# Source material
┄┄┄┄┄┄┄┄┄┄┄┄┄┄┄┄┄┄┄┄

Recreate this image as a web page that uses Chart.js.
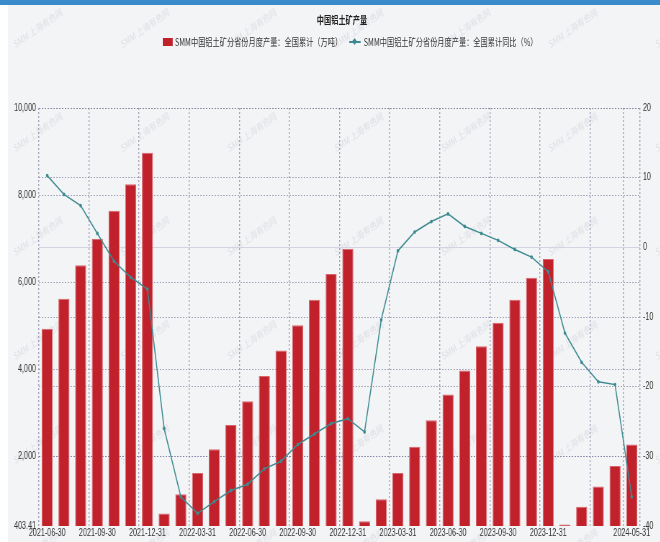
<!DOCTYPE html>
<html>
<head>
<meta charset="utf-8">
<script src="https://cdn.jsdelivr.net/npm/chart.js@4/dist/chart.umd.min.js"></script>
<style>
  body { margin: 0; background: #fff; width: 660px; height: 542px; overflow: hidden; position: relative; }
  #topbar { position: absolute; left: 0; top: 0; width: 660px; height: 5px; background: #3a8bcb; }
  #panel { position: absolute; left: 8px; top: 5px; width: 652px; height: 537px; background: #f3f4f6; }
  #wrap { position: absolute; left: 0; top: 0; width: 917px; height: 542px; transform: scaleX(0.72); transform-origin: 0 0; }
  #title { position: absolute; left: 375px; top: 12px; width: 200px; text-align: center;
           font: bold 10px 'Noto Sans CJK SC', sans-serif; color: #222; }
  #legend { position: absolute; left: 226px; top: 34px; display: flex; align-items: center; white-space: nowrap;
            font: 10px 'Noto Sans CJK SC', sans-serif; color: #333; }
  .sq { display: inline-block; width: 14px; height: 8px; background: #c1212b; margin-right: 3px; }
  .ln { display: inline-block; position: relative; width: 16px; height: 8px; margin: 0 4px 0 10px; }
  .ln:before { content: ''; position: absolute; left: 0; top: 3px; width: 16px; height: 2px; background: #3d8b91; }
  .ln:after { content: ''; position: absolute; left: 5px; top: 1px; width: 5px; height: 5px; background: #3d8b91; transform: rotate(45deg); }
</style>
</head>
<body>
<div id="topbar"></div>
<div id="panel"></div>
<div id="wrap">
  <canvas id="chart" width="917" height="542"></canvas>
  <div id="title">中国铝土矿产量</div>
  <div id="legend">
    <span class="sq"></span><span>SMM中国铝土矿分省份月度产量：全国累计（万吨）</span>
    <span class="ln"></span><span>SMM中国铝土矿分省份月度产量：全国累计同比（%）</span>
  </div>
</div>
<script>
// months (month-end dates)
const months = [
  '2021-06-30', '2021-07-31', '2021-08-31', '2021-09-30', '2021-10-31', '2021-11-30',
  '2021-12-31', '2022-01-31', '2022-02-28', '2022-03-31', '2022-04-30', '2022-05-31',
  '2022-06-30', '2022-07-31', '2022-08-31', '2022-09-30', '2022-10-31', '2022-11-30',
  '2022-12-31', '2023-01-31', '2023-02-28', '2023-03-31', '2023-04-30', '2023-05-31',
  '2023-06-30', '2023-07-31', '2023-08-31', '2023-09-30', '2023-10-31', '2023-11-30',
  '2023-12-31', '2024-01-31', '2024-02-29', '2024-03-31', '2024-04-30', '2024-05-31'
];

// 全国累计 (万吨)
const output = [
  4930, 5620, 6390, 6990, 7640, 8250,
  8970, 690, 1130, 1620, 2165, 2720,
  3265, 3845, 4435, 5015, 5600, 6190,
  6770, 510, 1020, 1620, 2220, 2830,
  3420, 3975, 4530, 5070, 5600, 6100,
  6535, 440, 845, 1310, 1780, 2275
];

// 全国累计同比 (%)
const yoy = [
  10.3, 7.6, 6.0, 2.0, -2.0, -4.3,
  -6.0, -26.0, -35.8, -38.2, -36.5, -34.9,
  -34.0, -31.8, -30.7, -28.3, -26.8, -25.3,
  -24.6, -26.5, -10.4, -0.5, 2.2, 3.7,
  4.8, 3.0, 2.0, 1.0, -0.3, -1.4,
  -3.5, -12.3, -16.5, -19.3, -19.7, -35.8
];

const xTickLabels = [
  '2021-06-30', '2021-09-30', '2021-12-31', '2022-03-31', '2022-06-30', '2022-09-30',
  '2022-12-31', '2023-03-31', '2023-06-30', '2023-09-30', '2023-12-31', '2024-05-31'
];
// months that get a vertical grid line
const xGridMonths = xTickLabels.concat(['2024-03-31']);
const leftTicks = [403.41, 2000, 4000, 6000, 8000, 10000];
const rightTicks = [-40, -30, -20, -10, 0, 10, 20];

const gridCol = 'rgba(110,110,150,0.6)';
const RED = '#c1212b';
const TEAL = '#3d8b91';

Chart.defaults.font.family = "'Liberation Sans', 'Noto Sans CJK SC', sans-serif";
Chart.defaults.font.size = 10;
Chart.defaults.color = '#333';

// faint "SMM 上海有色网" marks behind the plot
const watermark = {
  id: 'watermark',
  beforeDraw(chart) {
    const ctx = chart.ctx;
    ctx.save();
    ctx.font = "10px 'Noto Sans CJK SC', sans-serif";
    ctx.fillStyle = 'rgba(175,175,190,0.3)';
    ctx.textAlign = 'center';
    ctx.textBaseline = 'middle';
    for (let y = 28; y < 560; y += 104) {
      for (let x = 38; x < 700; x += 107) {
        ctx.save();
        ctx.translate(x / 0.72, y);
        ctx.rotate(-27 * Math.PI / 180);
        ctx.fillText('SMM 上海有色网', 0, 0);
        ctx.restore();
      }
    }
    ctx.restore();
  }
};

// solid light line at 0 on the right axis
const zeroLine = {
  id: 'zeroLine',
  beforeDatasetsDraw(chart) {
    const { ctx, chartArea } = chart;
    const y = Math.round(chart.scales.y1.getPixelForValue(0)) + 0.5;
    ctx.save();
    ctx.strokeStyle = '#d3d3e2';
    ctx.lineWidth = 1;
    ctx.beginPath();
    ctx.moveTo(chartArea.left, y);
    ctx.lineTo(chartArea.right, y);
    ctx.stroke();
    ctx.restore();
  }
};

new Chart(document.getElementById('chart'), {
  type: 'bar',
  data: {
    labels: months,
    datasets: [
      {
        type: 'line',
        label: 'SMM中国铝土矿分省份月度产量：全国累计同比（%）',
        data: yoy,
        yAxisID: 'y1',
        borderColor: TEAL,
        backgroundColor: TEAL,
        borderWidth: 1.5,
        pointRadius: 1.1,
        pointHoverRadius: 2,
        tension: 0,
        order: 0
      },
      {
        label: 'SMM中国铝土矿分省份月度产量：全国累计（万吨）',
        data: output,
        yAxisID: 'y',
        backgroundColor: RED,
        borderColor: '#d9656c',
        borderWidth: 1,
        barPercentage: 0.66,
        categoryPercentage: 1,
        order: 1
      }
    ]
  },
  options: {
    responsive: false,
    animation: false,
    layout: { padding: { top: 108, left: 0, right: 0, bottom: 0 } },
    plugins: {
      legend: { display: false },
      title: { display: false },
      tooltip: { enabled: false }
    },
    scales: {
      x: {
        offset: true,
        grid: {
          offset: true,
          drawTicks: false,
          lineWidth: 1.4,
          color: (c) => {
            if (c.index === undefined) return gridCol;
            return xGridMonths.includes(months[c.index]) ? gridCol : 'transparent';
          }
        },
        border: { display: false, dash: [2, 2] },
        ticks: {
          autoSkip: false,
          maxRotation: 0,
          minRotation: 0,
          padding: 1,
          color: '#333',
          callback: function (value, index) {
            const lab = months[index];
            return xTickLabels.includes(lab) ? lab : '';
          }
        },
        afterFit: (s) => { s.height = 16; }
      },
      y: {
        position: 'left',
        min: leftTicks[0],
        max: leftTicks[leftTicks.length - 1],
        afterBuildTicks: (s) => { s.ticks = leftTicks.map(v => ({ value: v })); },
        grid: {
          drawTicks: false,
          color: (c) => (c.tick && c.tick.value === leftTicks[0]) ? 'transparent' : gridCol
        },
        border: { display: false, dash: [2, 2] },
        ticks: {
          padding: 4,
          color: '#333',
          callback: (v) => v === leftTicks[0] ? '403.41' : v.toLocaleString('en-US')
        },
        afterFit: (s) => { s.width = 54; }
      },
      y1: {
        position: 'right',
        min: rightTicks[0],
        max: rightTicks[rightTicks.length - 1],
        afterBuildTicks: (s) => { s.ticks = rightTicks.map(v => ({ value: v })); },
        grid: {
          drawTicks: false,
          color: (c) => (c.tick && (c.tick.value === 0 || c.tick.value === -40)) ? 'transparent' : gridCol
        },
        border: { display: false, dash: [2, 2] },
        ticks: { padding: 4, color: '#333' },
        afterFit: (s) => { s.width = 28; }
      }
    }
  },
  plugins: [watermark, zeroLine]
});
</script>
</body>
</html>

┄┄┄┄┄┄┄┄┄┄┄┄┄┄┄┄┄┄┄┄

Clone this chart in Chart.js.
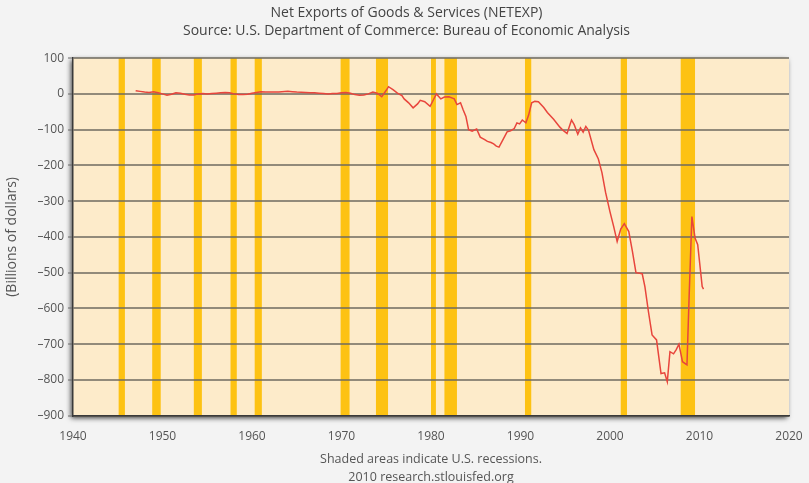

┄┄┄┄┄┄┄┄┄┄┄┄┄┄┄┄┄┄┄┄

# Direction
Find the word "that" and list each line it appears in.

# Worked answer
Recreate this image as a web page that uses Chart.js.
// months that get a vertical grid line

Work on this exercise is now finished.